Why I appreciate John Shore’s letter

[Content Note: Sexual Orientation Change Efforts, Moral Judgement of Same-sex Relationships, Some mentions of racism.]

Angry LetterA couple days ago, a friend on Facebook shared a link to John Shore’s open letter to Alan Chambers regarding Alan’s apology.  I read it and winced.  It was full of John’s well-known snark and sarcasm and is, in my opinion1, way over the top.  Plus, I often disagree with John about some of his positions.  For example, I’m willing to give people a lot more leeway on their views of same-sex sexual relationships2.  And that whole KKK comparison?  Yikes3.  So like Wendy Gritter4, I found myself uncomfortable with John’s letter.

But as I thought about this letter more and more, I’ve also come to appreciate it.  Yes, there are things about it I’m uncomfortable with.  There are things that I would have said differently or possibly not said at all if I had been the one writing it.  But on the flip side:

  • It is nice to see someone who is all in for supporting my rights and protections and defend not only my humanity and my dignity, but even my (relative) moral rectitude.
  • I look at the number of people (including that friend from facebook) who not only found validation for their own feelings about Alan’s apology through John’s letter, but were better able to understand and clarify what their feelings were because of it.
  • As someone who has gotten a bit of the “why can’t we all just forgive Alan” pushback and even got accused of “yelling” at someone when I objected, I appreciate the fact that there’s a voice that’s full of even more fire that makes my already calm (in my opinion, at least) objections look downright gentle by comparison.

I consider all of those outcomes good things.  So yeah, maybe John’s comment is unhelpful in the sense that it does nothing to smooth things out between Exodus and those hurt by them.  But maybe smoothing things out between the two groups isn’t the only goal.  Who knows, maybe it’s not even one of the top five priorities right now.


1Several other people will disagree with my opinion, including many LGBT people.  That’s cool.
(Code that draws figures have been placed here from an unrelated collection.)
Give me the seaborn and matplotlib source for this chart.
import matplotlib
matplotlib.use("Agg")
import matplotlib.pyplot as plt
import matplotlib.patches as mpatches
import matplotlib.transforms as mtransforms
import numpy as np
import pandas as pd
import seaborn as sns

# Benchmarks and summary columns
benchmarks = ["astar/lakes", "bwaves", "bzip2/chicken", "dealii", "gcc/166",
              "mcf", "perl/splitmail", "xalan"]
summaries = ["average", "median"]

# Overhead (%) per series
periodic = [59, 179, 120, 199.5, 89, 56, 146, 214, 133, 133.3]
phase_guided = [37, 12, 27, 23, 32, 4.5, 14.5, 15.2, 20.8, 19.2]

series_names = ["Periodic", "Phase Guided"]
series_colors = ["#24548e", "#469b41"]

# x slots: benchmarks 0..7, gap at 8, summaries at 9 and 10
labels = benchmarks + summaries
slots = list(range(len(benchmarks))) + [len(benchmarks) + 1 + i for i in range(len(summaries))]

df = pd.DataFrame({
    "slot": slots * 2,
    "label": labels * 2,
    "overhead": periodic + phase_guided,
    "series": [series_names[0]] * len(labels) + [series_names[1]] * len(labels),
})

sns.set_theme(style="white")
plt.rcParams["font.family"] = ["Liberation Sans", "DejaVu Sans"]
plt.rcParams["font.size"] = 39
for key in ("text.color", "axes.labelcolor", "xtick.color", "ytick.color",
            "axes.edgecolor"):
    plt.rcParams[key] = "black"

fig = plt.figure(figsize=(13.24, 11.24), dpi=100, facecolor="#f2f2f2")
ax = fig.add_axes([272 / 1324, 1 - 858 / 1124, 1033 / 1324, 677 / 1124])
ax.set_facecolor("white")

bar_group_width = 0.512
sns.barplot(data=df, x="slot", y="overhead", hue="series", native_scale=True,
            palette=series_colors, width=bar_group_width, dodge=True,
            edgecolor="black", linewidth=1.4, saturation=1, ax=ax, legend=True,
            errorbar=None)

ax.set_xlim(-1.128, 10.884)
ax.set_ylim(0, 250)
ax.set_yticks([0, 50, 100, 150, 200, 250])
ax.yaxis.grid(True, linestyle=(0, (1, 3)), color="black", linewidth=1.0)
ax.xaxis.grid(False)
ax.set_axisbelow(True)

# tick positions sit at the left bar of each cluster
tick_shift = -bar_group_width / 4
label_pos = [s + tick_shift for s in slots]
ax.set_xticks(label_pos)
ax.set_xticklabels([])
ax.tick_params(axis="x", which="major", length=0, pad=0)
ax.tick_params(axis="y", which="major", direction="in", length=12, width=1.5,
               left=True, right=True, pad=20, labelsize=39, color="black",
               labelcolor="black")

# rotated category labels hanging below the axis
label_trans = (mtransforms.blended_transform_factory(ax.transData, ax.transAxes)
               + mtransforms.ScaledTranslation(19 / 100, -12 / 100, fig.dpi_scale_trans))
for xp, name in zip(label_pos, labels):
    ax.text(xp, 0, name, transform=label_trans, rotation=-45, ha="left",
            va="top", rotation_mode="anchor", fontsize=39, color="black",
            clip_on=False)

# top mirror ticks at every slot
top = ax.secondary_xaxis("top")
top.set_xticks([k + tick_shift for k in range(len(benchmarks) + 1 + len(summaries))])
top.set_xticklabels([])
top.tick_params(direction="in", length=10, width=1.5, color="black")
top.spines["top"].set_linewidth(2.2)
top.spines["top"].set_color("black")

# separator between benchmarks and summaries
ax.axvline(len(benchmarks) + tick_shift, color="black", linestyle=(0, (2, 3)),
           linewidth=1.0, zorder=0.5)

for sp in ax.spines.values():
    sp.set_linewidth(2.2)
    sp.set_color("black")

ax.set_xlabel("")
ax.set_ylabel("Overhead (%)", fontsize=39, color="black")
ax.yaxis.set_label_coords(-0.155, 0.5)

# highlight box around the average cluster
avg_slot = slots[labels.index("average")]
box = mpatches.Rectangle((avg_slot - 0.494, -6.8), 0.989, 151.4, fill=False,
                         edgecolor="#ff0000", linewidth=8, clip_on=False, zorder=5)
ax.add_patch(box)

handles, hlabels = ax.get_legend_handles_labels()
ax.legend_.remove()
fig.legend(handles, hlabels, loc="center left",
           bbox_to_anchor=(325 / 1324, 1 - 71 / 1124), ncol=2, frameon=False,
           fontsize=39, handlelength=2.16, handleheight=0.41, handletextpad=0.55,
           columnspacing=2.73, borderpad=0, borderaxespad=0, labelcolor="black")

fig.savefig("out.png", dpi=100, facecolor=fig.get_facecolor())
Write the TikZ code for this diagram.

2Ultimately, I do think John is right.  To truly be 100% in the corner of LGBT people, I think someone has to give up their right to pass moral judgment on our relationships5.  However, I do agree with Warren Throckmorton when he says that we all have to live together, and I’m willing to have some degree of relationship with someone who thinks there’s something sinful about same sex sexual relationships.  However, that belief will create boundaries between that person and myself that don’t exist between myself and those who feel otherwise.  So my position may be close to John’s or miles away from it depending on your perception the nuances I’m hinting at here.

3Confession time.  My problem isn’t that I don’t think that there should never be comparisons between homophobia, transphobia, and racism, or the struggles of various marginalized groups.  What bothers me more with this analogy is that far too much of LGB6 activism is being spearheaded by white men who are notorious for only bringing up issues of race to make analogies like this.  We as a community have been rightfully called on this, and John’s analogy makes it clear that many of us and our allies have not internalized that challenge.

4I don’t know if Wendy did this intentionally, but I appreciated the way she phrased her statement regarding the letter.  “I’m uncomfortable with….”  Not “John shouldn’t have said that.”  Not “his tone wasn’t helpful.”

5But then, I think that when a person goes from a morality that focuses on “this is what I believe I am called to do” and instead starts to focus on “this is what you should do,” that person is in trouble territory.  It doesn’t matter whether you’re talking sexual choices or any other kind.

6I’m intentionally leaving off the T because the activists I’m thinking of also have a tendency to ignore or pay minimal attention to trans* needs as well.